Au plus tard 20 jours ouvrables après réception de la notification complète, l’AMF indiquera alors au gestionnaire s’il peut commencer à commercialiser le FIA ayant fait l’objet de la notification en France.

Il convient de préciser que l’AMF ne pourra s’opposer à la commercialisation d’un FIA que si la gestion de ce FIA par le gestionnaire n’est pas ou ne serait pas conforme aux dispositions législatives et réglementaires applicables aux sociétés de gestion de portefeuille françaises.

En cas de décision positive, le gestionnaire pourra commencer la commercialisation du FIA en France dès la date de notification en ce sens par l’AMF.

L’AMF informera également l’ESMA et les autorités compétentes du pays où le FIA est établi du fait que le gestionnaire a été autorisé à commencer la commercialisation des parts ou actions de ce FIA en France.
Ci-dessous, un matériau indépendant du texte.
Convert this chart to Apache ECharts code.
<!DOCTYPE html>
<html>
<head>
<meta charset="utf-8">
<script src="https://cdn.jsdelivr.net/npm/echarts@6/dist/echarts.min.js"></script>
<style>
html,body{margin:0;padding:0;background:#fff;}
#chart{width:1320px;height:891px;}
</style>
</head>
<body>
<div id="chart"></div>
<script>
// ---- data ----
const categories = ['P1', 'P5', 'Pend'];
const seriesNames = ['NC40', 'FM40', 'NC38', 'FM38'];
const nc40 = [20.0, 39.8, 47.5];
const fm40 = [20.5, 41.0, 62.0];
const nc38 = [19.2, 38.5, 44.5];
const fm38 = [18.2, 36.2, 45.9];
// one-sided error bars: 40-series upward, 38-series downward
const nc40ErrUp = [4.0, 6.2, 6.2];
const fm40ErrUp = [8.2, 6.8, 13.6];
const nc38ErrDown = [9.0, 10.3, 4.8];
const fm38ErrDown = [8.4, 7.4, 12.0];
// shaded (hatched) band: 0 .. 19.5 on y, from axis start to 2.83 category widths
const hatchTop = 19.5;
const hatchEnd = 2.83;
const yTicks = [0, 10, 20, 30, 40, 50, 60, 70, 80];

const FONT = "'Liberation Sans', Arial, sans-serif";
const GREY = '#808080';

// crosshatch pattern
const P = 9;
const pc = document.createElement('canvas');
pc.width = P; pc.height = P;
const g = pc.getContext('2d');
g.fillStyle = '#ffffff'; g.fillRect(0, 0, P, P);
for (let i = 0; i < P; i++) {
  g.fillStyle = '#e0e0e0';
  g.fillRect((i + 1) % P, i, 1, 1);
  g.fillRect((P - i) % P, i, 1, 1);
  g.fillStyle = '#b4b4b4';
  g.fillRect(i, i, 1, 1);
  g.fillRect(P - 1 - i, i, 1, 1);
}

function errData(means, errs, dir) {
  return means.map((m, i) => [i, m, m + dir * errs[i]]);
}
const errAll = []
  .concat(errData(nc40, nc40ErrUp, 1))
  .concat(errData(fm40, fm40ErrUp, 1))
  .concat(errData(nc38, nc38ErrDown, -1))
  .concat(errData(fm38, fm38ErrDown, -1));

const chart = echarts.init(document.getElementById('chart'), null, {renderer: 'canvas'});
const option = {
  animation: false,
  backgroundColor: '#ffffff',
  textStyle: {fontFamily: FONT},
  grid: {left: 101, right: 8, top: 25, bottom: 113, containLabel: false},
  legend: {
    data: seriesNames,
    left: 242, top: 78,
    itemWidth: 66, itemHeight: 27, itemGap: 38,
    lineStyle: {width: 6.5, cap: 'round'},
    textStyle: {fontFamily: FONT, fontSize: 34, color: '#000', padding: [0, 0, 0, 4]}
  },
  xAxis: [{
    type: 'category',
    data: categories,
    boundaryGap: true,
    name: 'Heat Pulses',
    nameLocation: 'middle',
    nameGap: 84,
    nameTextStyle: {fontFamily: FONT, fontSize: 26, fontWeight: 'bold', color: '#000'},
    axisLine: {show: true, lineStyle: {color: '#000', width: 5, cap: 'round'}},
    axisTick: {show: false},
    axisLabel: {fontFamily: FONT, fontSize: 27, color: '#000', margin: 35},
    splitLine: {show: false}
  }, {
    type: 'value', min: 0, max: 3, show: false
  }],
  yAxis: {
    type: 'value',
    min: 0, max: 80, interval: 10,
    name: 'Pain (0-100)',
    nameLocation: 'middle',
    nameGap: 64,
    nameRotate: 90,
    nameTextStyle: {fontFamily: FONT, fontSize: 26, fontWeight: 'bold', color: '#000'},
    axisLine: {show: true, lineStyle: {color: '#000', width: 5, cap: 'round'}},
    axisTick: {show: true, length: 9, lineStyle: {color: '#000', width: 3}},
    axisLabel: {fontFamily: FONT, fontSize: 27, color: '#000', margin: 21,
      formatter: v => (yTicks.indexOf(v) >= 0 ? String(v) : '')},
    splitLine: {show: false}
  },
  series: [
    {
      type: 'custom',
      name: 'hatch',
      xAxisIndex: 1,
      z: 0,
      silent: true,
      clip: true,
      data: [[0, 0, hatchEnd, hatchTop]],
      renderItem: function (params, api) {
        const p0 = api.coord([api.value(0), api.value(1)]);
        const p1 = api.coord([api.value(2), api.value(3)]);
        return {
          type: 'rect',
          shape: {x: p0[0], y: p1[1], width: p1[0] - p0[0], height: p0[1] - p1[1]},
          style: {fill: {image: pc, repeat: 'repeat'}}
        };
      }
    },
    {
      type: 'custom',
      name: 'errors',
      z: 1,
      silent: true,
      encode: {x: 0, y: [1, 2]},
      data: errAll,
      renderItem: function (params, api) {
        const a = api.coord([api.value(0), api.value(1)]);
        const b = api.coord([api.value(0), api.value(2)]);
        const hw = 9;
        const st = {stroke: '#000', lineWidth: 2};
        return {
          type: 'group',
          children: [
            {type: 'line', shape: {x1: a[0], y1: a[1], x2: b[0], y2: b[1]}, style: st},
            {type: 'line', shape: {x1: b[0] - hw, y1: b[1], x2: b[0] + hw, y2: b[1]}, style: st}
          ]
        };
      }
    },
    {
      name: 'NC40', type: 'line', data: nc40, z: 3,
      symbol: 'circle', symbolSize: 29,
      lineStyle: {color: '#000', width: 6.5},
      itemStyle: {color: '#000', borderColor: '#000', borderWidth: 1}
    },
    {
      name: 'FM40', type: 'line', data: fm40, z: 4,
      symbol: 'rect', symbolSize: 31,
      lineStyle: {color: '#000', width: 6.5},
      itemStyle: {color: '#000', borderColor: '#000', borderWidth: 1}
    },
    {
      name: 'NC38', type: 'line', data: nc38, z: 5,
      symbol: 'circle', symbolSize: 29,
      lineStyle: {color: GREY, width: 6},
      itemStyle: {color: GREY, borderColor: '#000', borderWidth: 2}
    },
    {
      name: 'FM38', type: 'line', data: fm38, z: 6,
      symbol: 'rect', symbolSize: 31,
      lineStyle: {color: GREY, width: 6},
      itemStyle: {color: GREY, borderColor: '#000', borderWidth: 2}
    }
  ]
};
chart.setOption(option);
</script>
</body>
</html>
ii. Commercialisation auprès de clients non-professionnels (article 43 de la Directive)

En plus des obligations prévues par la Directive, les gestionnaires de pays tiers bénéficiant du Passeport devront également justifier du respect des conditions particulières prévues à l’article 421-13 du RGAMF. Ils devront à ce titre respecter la même procédure d’autorisation préalable que celle applicable à la commercialisation sans Passeport auprès de clients non professionnels (dont il sera traité dans un bulletin Lavery Capital subséquent).

Enfin, il convient de préciser que les gestionnaires canadiens devraient pouvoir être exemptés du respect de certaines dispositions de la Directive relatives au régime du Passeport, s’ils sont en mesure de prouver :

  • d’une part qu’il leur est impossible de respecter à la fois une disposition de la Directive et une disposition obligatoire de la réglementation canadienne,
  • d’autre part que la réglementation canadienne qu’ils respectent prévoit une disposition équivalente à la réglementation européenne offrant le même niveau de protection aux investisseurs du fonds.
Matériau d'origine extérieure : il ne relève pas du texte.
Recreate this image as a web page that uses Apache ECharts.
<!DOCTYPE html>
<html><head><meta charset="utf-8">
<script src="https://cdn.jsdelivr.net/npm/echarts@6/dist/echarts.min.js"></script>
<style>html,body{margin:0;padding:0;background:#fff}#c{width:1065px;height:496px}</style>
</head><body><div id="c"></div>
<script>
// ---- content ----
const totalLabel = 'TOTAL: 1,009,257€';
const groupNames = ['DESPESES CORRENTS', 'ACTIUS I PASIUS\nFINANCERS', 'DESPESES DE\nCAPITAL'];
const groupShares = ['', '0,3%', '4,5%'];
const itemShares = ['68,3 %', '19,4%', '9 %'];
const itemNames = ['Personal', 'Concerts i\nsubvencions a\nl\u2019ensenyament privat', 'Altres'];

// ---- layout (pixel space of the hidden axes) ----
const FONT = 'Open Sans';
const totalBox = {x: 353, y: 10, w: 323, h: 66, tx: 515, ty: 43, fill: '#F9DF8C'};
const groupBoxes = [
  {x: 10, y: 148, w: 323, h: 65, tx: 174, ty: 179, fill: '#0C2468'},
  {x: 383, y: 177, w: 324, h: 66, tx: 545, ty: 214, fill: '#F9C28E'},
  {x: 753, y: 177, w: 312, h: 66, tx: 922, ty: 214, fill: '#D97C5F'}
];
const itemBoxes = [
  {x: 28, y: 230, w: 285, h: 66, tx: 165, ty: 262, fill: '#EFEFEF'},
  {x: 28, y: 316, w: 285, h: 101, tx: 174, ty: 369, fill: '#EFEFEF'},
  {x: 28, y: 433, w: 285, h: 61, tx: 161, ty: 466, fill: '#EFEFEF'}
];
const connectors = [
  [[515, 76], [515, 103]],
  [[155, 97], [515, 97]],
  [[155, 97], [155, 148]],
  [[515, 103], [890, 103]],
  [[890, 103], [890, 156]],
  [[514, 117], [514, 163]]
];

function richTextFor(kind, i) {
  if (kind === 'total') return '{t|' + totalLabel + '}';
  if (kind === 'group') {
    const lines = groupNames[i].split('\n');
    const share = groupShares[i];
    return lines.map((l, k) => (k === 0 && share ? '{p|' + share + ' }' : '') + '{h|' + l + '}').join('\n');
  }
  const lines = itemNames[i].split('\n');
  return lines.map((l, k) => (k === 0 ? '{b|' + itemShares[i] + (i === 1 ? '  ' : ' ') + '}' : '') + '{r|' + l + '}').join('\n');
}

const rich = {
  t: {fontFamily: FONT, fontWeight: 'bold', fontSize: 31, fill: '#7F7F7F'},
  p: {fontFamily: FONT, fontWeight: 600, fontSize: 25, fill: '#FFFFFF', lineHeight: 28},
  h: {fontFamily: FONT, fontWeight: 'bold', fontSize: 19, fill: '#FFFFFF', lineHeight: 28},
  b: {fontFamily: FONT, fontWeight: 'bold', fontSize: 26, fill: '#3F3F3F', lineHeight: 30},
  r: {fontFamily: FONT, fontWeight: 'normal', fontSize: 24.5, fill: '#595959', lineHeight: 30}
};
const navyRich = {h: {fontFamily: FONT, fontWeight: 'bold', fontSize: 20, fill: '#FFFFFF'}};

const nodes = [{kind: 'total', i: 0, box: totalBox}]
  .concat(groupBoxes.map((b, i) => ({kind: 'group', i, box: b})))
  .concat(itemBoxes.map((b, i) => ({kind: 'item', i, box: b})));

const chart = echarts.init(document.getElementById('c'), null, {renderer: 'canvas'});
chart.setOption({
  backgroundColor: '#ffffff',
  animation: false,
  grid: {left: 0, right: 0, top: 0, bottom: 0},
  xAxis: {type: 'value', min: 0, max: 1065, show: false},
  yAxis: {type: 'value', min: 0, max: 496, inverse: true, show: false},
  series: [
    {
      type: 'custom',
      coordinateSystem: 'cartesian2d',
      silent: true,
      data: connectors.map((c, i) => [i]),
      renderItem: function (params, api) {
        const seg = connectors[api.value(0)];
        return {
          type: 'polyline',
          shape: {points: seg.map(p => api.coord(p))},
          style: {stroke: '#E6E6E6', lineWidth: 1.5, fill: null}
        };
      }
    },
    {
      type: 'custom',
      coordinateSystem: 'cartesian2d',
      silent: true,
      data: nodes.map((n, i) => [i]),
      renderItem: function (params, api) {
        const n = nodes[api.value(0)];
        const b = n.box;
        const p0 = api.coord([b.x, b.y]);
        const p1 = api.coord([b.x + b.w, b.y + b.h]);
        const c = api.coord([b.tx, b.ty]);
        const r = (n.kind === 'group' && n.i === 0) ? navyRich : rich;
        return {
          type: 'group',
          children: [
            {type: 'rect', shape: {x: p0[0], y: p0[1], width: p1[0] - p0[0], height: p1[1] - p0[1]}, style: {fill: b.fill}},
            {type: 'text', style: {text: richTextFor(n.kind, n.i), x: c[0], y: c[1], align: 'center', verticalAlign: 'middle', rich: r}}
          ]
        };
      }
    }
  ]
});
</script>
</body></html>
Il convient de relever que la Directive prévoit à son article 68, l’existence d’une période transitoire de trois ans après l’extension du Passeport aux gestionnaires d’un pays tiers, durant laquelle le régime du Passeport et les régimes de placement nationaux pourront coexister et être choisis librement et alternativement par les gestionnaires de ce pays tiers.

À l’expiration de cette période transitoire, en principe, au plus tard trois ans après que le régime de Passeport aura vraisemblablement été étendu aux gestionnaires canadiens de FIA, l’ESMA aura à se prononcer sur la possibilité de laisser les gestionnaires des pays tiers continuer à opter pour le mécanisme des placements privés en dépit de l’extension du Passeport. À cet effet, une nouvelle recommandation de l’ESMA sera transmise à la Commission européenne en vue d’évaluer la possibilité de supprimer les régimes nationaux.

Conclusion

Les gestionnaires canadiens inscrits auprès de l’une ou l’autre des autorités canadiennes en valeurs mobilières (dont l’Autorité des marchés financiers (Québec)) peuvent espérer que le régime du Passeport sera prochainement élargi afin de leur permettre de bénéficier des avantages offerts par ce régime.

Dans l’intervalle, en raison de l’incertitude quant aux délais avant qu’une décision soit rendue par l’ESMA à l’égard du Canada, les gestionnaires canadiens qui cherchent à commercialiser des fonds d’investissement dans les pays membres de l’UE n’ont d’autre choix que de s’en remettre aux régimes de placements privés nationaux de chacun de ces pays ou d’opter pour la sollicitation inversée lorsqu’elle est possible. Un autre bulletin Lavery Capital traitant de la possibilité pour les gestionnaires canadiens de bénéficier de ces régimes de placements privés nationaux ou des règles de la sollicitation inversée sera publié au cours des prochains mois.


  1. Qui est plus connue sous son acronyme anglais : « AIFM » ou « AIFMD », qui signifie « Alternative Investment Fund Managers Directive ».
  2. Considérant 64 de la Directive.
  3. Ces dispositions ont été transposées à l’article L. 214-24 du Code monétaire et financier français. On précisera à ce titre qu’il existe en droit français différents types de FIA répondant à des règles distinctes comme suit :
    - les FIA ouverts à des investisseurs professionnels,
    - les FIA ouverts à des investisseurs non-professionnels,
    - les fonds d’épargne salariale,
    - les organismes de titrisation,
    - les autres FIA (groupement forestier, etc.).
  4. Voir article 67 de la Directive.
  5. Le fait d’être inscrit auprès d’une autorité de réglementation au Canada, tel que l’Autorité des marchés financiers (Québec), n’est pas suffisant.
  6. Le Canada a conclu un accord basé sur le modèle OCDE de convention fiscale avec chacun des États membres.
  7. Article 40 alinéa 2 de la Directive.